WHAT YOU NEED TO DO
Below is a block of records; repeat each one exactly.

— START EXTRACTED DATA —

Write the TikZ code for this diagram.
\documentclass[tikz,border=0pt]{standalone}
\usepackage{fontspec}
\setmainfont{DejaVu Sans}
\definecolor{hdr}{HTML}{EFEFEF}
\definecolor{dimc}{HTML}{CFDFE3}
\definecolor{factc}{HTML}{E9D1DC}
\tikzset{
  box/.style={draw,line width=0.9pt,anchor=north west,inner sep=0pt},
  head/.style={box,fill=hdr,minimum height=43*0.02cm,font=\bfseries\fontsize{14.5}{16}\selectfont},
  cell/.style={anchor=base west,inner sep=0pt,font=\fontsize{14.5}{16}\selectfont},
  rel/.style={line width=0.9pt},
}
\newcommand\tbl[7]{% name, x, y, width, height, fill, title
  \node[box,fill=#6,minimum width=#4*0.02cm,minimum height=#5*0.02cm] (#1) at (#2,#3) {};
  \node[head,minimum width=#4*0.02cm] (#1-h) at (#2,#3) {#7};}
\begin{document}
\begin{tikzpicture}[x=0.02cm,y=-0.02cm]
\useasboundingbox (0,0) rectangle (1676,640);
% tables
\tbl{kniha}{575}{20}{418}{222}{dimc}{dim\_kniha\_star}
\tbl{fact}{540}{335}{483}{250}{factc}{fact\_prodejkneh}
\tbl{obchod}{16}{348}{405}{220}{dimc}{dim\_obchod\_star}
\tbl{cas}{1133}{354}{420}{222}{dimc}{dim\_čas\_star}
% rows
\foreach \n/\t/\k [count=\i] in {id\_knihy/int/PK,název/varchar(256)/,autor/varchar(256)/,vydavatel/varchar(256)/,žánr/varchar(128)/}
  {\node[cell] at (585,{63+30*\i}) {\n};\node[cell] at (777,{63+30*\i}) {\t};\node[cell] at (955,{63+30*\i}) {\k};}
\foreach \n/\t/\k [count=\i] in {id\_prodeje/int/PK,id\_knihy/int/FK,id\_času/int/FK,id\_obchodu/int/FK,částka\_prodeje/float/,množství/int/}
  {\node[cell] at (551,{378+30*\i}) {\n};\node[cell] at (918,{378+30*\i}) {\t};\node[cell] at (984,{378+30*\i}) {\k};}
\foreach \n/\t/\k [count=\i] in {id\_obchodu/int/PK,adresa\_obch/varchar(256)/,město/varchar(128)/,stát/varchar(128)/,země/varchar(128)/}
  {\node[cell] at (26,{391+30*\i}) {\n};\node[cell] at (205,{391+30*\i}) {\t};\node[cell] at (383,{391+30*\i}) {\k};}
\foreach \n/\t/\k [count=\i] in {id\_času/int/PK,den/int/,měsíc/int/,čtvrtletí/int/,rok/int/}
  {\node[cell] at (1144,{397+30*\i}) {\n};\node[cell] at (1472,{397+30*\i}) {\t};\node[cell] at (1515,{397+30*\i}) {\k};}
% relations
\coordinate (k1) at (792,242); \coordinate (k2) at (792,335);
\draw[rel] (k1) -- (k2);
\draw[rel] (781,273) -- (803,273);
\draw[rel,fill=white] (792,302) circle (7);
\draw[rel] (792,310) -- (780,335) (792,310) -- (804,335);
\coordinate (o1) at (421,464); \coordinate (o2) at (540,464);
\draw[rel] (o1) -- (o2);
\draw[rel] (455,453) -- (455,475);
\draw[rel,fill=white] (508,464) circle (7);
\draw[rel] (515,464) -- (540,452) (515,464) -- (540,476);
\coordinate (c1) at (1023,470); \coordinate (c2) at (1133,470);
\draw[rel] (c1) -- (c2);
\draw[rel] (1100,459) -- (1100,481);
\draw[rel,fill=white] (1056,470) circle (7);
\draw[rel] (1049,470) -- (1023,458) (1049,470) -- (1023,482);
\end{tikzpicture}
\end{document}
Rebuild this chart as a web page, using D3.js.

— END EXTRACTED DATA —

EXPECTED OUTPUT
Write the TikZ code for this diagram.
\documentclass[tikz,border=0pt]{standalone}
\usepackage{fontspec}
\setmainfont{DejaVu Sans}
\definecolor{hdr}{HTML}{EFEFEF}
\definecolor{dimc}{HTML}{CFDFE3}
\definecolor{factc}{HTML}{E9D1DC}
\tikzset{
  box/.style={draw,line width=0.9pt,anchor=north west,inner sep=0pt},
  head/.style={box,fill=hdr,minimum height=43*0.02cm,font=\bfseries\fontsize{14.5}{16}\selectfont},
  cell/.style={anchor=base west,inner sep=0pt,font=\fontsize{14.5}{16}\selectfont},
  rel/.style={line width=0.9pt},
}
\newcommand\tbl[7]{% name, x, y, width, height, fill, title
  \node[box,fill=#6,minimum width=#4*0.02cm,minimum height=#5*0.02cm] (#1) at (#2,#3) {};
  \node[head,minimum width=#4*0.02cm] (#1-h) at (#2,#3) {#7};}
\begin{document}
\begin{tikzpicture}[x=0.02cm,y=-0.02cm]
\useasboundingbox (0,0) rectangle (1676,640);
% tables
\tbl{kniha}{575}{20}{418}{222}{dimc}{dim\_kniha\_star}
\tbl{fact}{540}{335}{483}{250}{factc}{fact\_prodejkneh}
\tbl{obchod}{16}{348}{405}{220}{dimc}{dim\_obchod\_star}
\tbl{cas}{1133}{354}{420}{222}{dimc}{dim\_čas\_star}
% rows
\foreach \n/\t/\k [count=\i] in {id\_knihy/int/PK,název/varchar(256)/,autor/varchar(256)/,vydavatel/varchar(256)/,žánr/varchar(128)/}
  {\node[cell] at (585,{63+30*\i}) {\n};\node[cell] at (777,{63+30*\i}) {\t};\node[cell] at (955,{63+30*\i}) {\k};}
\foreach \n/\t/\k [count=\i] in {id\_prodeje/int/PK,id\_knihy/int/FK,id\_času/int/FK,id\_obchodu/int/FK,částka\_prodeje/float/,množství/int/}
  {\node[cell] at (551,{378+30*\i}) {\n};\node[cell] at (918,{378+30*\i}) {\t};\node[cell] at (984,{378+30*\i}) {\k};}
\foreach \n/\t/\k [count=\i] in {id\_obchodu/int/PK,adresa\_obch/varchar(256)/,město/varchar(128)/,stát/varchar(128)/,země/varchar(128)/}
  {\node[cell] at (26,{391+30*\i}) {\n};\node[cell] at (205,{391+30*\i}) {\t};\node[cell] at (383,{391+30*\i}) {\k};}
\foreach \n/\t/\k [count=\i] in {id\_času/int/PK,den/int/,měsíc/int/,čtvrtletí/int/,rok/int/}
  {\node[cell] at (1144,{397+30*\i}) {\n};\node[cell] at (1472,{397+30*\i}) {\t};\node[cell] at (1515,{397+30*\i}) {\k};}
% relations
\coordinate (k1) at (792,242); \coordinate (k2) at (792,335);
\draw[rel] (k1) -- (k2);
\draw[rel] (781,273) -- (803,273);
\draw[rel,fill=white] (792,302) circle (7);
\draw[rel] (792,310) -- (780,335) (792,310) -- (804,335);
\coordinate (o1) at (421,464); \coordinate (o2) at (540,464);
\draw[rel] (o1) -- (o2);
\draw[rel] (455,453) -- (455,475);
\draw[rel,fill=white] (508,464) circle (7);
\draw[rel] (515,464) -- (540,452) (515,464) -- (540,476);
\coordinate (c1) at (1023,470); \coordinate (c2) at (1133,470);
\draw[rel] (c1) -- (c2);
\draw[rel] (1100,459) -- (1100,481);
\draw[rel,fill=white] (1056,470) circle (7);
\draw[rel] (1049,470) -- (1023,458) (1049,470) -- (1023,482);
\end{tikzpicture}
\end{document}
Rebuild this chart as a web page, using D3.js.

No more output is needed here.